Nach der Identifikation sollten die erkannten Risiken im Hinblick auf deren Eintrittswahrscheinlichkeiten und möglichen Schadensauswirkungen systematisch bewertet werden. Das zu erwartende Schadensausmaß beschreibt die Auswirkungen beim Eintritt des Risikoereignisses auf die Finanzen oder Reputation. Die Eintrittswahrscheinlichkeit dient der Gewichtung des Schadensausmaßes und wird üblicherweise anhand von statistischen Häufigkeitsverteilungen, Erfahrungswerten oder qualitativen Prognosen bemessen. Die Bewertung ist erforderlich, um wesentliche Risiken zu erkennen und damit die Erforderlichkeit von risikobegrenzenden Maßnahmen besser beurteilen zu können.


Die bewerteten Risiken sind anschließend methodisch zu aggregieren. Aufgrund der hohen Komplexität lässt sich ein Gesamtunternehmensrisiko in der Regel nur mit Hilfe von Simulationstechniken, wie der Monte-Carlo-Methode oder auf Basis stark vereinfachter Formeln bestimmen. Ziel der Monte-Carlo-Methode ist es, die Wahrscheinlichkeitsverteilungen einzelner Risiken zu einer Wahrscheinlichkeitsverteilung der Zielgröße des Unternehmens (zum Beispiel Gewinn oder Cashflow) zusammenzufassen. Auf diese Weise lässt sich eine Messzahl ermitteln, die den maximalen Verlust für eine zuvor definierte Wahrscheinlichkeit angibt. Häufig ist es jedoch nicht möglich oder unwirtschaftlich, Risiken in solch qualifizierter Weise zu quantifizieren oder Wahrscheinlichkeitsverteilungen zu bestimmen, sodass diese vereinfacht in einer Risikomatrix (geringes, mittleres, hohes Risiko) aggregiert werden. Bei einer solchen Einteilung ist jedoch zu berücksichtigen, inwiefern zwischen den Einzelrisiken auch Kombinationseffekte bestehen.

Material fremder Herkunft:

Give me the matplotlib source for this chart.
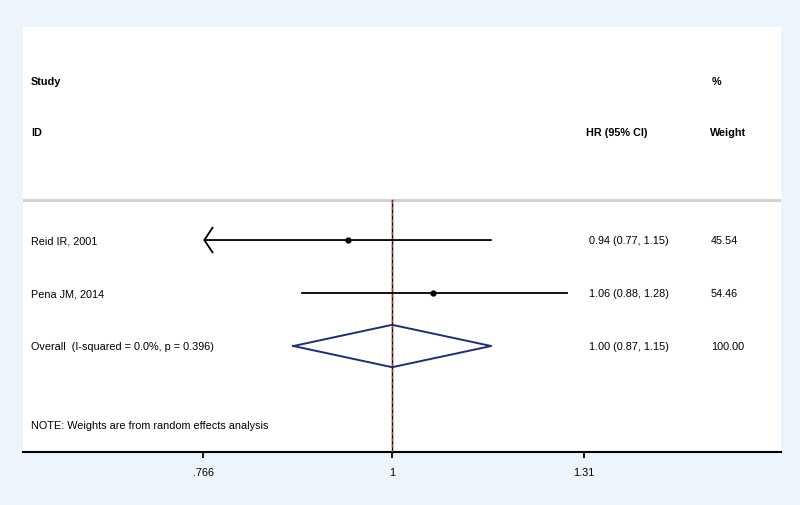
import numpy as np
import matplotlib
matplotlib.use("Agg")
import matplotlib.pyplot as plt

# data
studies = ['Reid IR, 2001', 'Pena JM, 2014']
hr = [0.94, 1.06]
ci_low = [0.77, 0.88]
ci_high = [1.15, 1.28]
weights = [45.54, 54.46]
clipped_left = [True, False]

overall_label = 'Overall  (I-squared = 0.0%, p = 0.396)'
overall_hr = 1.00
overall_low = 0.87
overall_high = 1.15
overall_weight = 100.00

xticks = [0.766, 1.0, 1.31]
xticklabels = ['.766', '1', '1.31']
xmin, xmax = 0.594, 1.731

plt.rcParams['font.family'] = ['Liberation Sans', 'DejaVu Sans']
fs = 7.8
bg = '#EBF5FB'

fig = plt.figure(figsize=(8, 5.06), dpi=100, facecolor=bg)
W, H = 800, 506
ax = fig.add_axes([23 / W, 1 - 453 / H, 758 / W, 425 / H])
ax.set_facecolor('white')
ax.set_xscale('log')
ax.set_xlim(xmin, xmax)
ax.set_ylim(4, -4.02)

for s in ['top', 'left', 'right']:
    ax.spines[s].set_visible(False)
ax.spines['bottom'].set_linewidth(1.5)
ax.set_yticks([])
ax.set_xticks(xticks)
ax.set_xticklabels(xticklabels, fontsize=fs)
ax.xaxis.set_minor_locator(matplotlib.ticker.NullLocator())
ax.tick_params(axis='x', direction='out', length=4.5, width=1.3, pad=6)

tr = ax.get_yaxis_transform()

def colx(px):
    return (px - 23) / 758.0

# headers
ax.text(colx(31), -3, 'Study', transform=tr, fontsize=fs, fontweight='bold', va='center')
ax.text(colx(31), -2.04, 'ID', transform=tr, fontsize=fs, fontweight='bold', va='center')
ax.text(colx(586), -2.04, 'HR (95% CI)', transform=tr, fontsize=fs, fontweight='bold', va='center')
ax.text(colx(712), -3, '%', transform=tr, fontsize=fs, fontweight='bold', va='center')
ax.text(colx(710), -2.04, 'Weight', transform=tr, fontsize=fs, fontweight='bold', va='center')

# separator
ax.axhline(-0.76, color='#cfcfcf', lw=2)

# reference lines
ax.plot([1, 1], [-0.76, 4], color='black', lw=1.0, zorder=2)
ax.plot([overall_hr, overall_hr], [-0.76, 4], color='#b03a2e', lw=1.0,
        dashes=(2.5, 2), zorder=3)

# studies
for i, name in enumerate(studies):
    y = i
    if clipped_left[i]:
        ax.annotate('', xy=(xticks[0], y), xytext=(ci_high[i], y),
                    arrowprops=dict(arrowstyle='->,head_length=0.6,head_width=0.9',
                                    lw=1.3, color='black', shrinkA=0, shrinkB=0))
    else:
        ax.plot([ci_low[i], ci_high[i]], [y, y], color='black', lw=1.3)
    ax.plot(hr[i], y, 'o', color='black', ms=3.5, zorder=4)
    ax.text(colx(31), y, name, transform=tr, fontsize=fs, va='center')
    ax.text(colx(589), y, '%.2f (%.2f, %.2f)' % (hr[i], ci_low[i], ci_high[i]),
            transform=tr, fontsize=fs, va='center')
    ax.text(colx(711), y, '%.2f' % weights[i], transform=tr, fontsize=fs, va='center')

# overall diamond
yo = len(studies)
ax.plot([overall_low, overall_hr, overall_high, overall_hr, overall_low],
        [yo, yo - 0.4, yo, yo + 0.4, yo], color='#1f2d7a', lw=1.4, zorder=4)
ax.text(colx(31), yo, overall_label, transform=tr, fontsize=fs, va='center')
ax.text(colx(589), yo, '%.2f (%.2f, %.2f)' % (overall_hr, overall_low, overall_high),
        transform=tr, fontsize=fs, va='center')
ax.text(colx(711), yo, '%.2f' % overall_weight, transform=tr, fontsize=fs, va='center')

ax.text(colx(31), 3.49, 'NOTE: Weights are from random effects analysis',
        transform=tr, fontsize=fs, va='center')

fig.savefig('out.png', dpi=100, facecolor=bg)
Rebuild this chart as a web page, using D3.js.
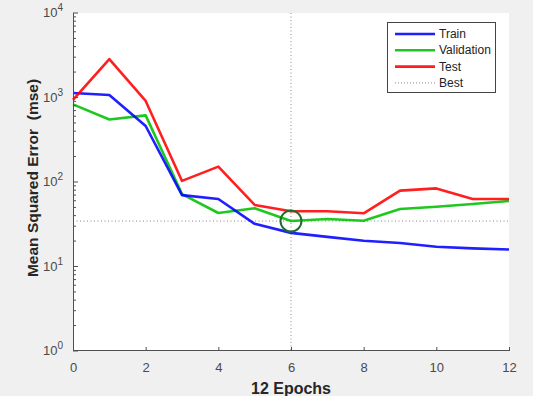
<!DOCTYPE html>
<html><head><meta charset="utf-8">
<script src="https://cdn.jsdelivr.net/npm/d3@7/dist/d3.min.js"></script>
<style>
html,body{margin:0;padding:0;background:#f0f0f0;}
svg{display:block;font-family:"Liberation Sans",Arial,sans-serif;}
</style></head><body>
<svg id="c" width="533" height="396"></svg>
<script>
const epochs = [0,1,2,3,4,5,6,7,8,9,10,11,12];
const train = [1130,1070,460,70,63,32,25,22.4,20.2,19,17.1,16.4,15.9];
const validation = [830,550,615,72,43,49,34.5,36.5,34.8,48,51,55,59.6];
const test = [935,2850,910,103,152,53.5,45,45,42.6,79,84,63,63];
const bestEpoch = 6;
const bestValue = 34.5;
const xTicks = [0,2,4,6,8,10,12];
const yTicks = [1,10,100,1000,10000];
const seriesNames = ["Train","Validation","Test","Best"];

const svg = d3.select("#c");
const L=73, R=509, T=13, B=351;
const x = d3.scaleLinear().domain([0,12]).range([L,R]);
const y = d3.scaleLog().domain([1,10000]).range([B,T]);

svg.append("rect").attr("x",L).attr("y",T).attr("width",R-L).attr("height",B-T).attr("fill","#fff");

const axisCol="#505050";
// best lines
svg.append("line").attr("x1",x(bestEpoch)).attr("x2",x(bestEpoch)).attr("y1",T).attr("y2",B)
  .attr("stroke","#888").attr("stroke-dasharray","1,2.5").attr("stroke-width",1);
svg.append("line").attr("x1",L).attr("x2",R).attr("y1",y(bestValue)).attr("y2",y(bestValue))
  .attr("stroke","#888").attr("stroke-dasharray","1,2.5").attr("stroke-width",1);

const line = d3.line().x((d,i)=>x(epochs[i])).y(d=>y(d));
const cols = {Train:"#0000ff",Validation:"#00c000",Test:"#ff0000"};
[["Validation",validation],["Train",train],["Test",test]].forEach(([n,arr])=>{
  svg.append("path").attr("d",line(arr)).attr("fill","none").attr("stroke",cols[n])
    .attr("stroke-width",2.6).attr("stroke-linejoin","round").attr("opacity",0.88);
});
svg.append("circle").attr("cx",x(bestEpoch)).attr("cy",y(bestValue)).attr("r",10.5)
  .attr("fill","none").attr("stroke","#1e6e2a").attr("stroke-width",2);

// axes
const xAxis = d3.axisBottom(x).tickValues(xTicks).tickSize(-4).tickPadding(12).tickFormat(d3.format("d"));
const gx = svg.append("g").attr("transform",`translate(0,${B})`).call(xAxis);
gx.select(".domain").attr("stroke",axisCol).attr("d",`M${L},-0.5H${R}`);
gx.selectAll(".tick line").attr("stroke",axisCol);
gx.selectAll("text").attr("fill","#4a4a4a").attr("font-size",13);

const gy = svg.append("g").attr("transform",`translate(${L},0)`);
gy.append("line").attr("x1",0.5).attr("x2",0.5).attr("y1",T).attr("y2",B).attr("stroke",axisCol);
const minor=[];
for(let e=0;e<4;e++) for(let m=2;m<=9;m++) minor.push(m*Math.pow(10,e));
gy.selectAll(".mn").data(minor).enter().append("line").attr("x1",0).attr("x2",3)
  .attr("y1",d=>y(d)).attr("y2",d=>y(d)).attr("stroke",axisCol);
gy.selectAll(".mj").data(yTicks).enter().append("line").attr("x1",0).attr("x2",5)
  .attr("y1",d=>y(d)).attr("y2",d=>y(d)).attr("stroke",axisCol);
yTicks.forEach(v=>{
  const t = gy.append("text").attr("x",-10).attr("y",y(v)+4).attr("text-anchor","end")
    .attr("fill","#4a4a4a").attr("font-size",13);
  t.append("tspan").text("10");
  t.append("tspan").attr("dy",-6).attr("font-size",10).text(String(Math.round(Math.log10(v))));
});

svg.append("text").attr("x",x(6)).attr("y",393.5).attr("text-anchor","middle")
  .attr("font-weight","bold").attr("font-size",16).attr("fill","#262626").text("12 Epochs");
svg.append("text").attr("transform",`translate(38,${(T+B)/2-4}) rotate(-90)`).attr("text-anchor","middle")
  .style("white-space","pre")
  .attr("font-weight","bold").attr("font-size",15.5).attr("fill","#262626").text("Mean Squared Error  (mse)");

// legend
const lg = svg.append("g");
lg.append("rect").attr("x",387.5).attr("y",22.5).attr("width",108).attr("height",70)
  .attr("fill","#fff").attr("stroke","#444").attr("stroke-width",1);
seriesNames.forEach((n,i)=>{
  const yy = 34 + i*16.3;
  const ln = lg.append("line").attr("x1",395).attr("x2",435).attr("y1",yy).attr("y2",yy);
  if(n==="Best") ln.attr("stroke","#888").attr("stroke-dasharray","1,2").attr("stroke-width",1);
  else ln.attr("stroke",cols[n]).attr("stroke-width",2.6).attr("opacity",0.88);
  lg.append("text").attr("x",439).attr("y",yy+4).attr("font-size",12).attr("fill","#222").text(n);
});
</script></body></html>
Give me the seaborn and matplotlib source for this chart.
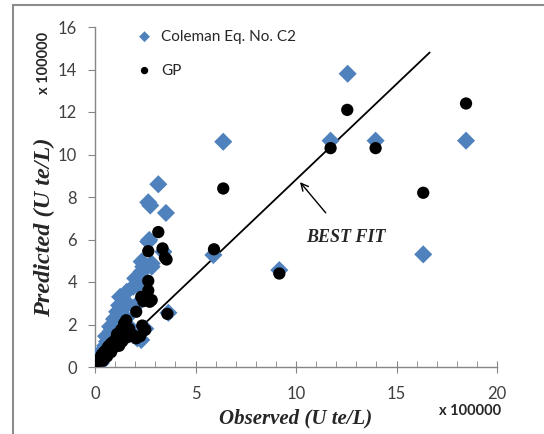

Neben einer Aggregation der Einzelrisiken empfiehlt sich eine Berücksichtigung des möglichen Deckungspotentials bspw. In Form des Eigenkapitals oder der Liquidität. Das mögliche Deckungspotential sollte ins Verhältnis zu den ermittelten Risiken gesetzt werden. Auf Basis dieses Verhältnisses lassen sich die Entwicklungen unter Berücksichtigung von Schwellenwerten in Form einer „Warnampel” darstellen. Im Falle eines „grünen Status” würden keine gravierenden Risiken vorliegen. Ein „gelber Status” würde drohende bestandsgefährdende Risiken signalisieren und im Falle eines „roten Status” wären bestandsgefährdende Entwicklungen bereits gegenwärtig.

 

Da sich die Risikolage jederzeit ändern kann, handelt es sich bei der Identifizierung, Bewertung und Aggregation der Risiken um eine Daueraufgabe, die rollierend erfolgen sollte. Für die Funktionsfähigkeit eines Risikomanagementsystems ist es auf nachgelagerter Ebene zwingend erforderlich, dass die Ergebnisse der Risikofrüherkennung kontinuierlich an Entscheidungsträger und Kontrollgremien kommuniziert werden. Hierfür sollten standardisierte Berichte verwendet werden, um eine Vergleichbarkeit zwischen den Perioden zu ermöglichen. Für eilbedürftige Risikomeldungen sollte daneben ein Berichtsprozess etabliert sein, der eine unverzügliche Übermittlung relevanter Informationen an die Geschäftsleitung sicherstellt. Prozessübergreifend sollte zudem eine Überwachung des Risikofrüherkennungssystems stattfinden, um die Wirksamkeit sicherzustellen und gegebenenfalls Verbesserungen vorzunehmen.

 

Der frühzeitigen Erkennung von Risiken kommt in Industrieunternehmen im Vergleich z. B. zu Banken eine besondere Bedeutung zu, da sie häufig größere und längerfristige Investitionen vornehmen, die weitreichende Verluste zur Folge haben können, falls sich die geschäftliche Strategie nicht umsetzen lässt oder diese obsolet wird. Das Risikofrüherkennungssystem sollte daher insbesondere bei Industrieunternehmen fortlaufend auf seine Funktionsfähigkeit überwacht werden.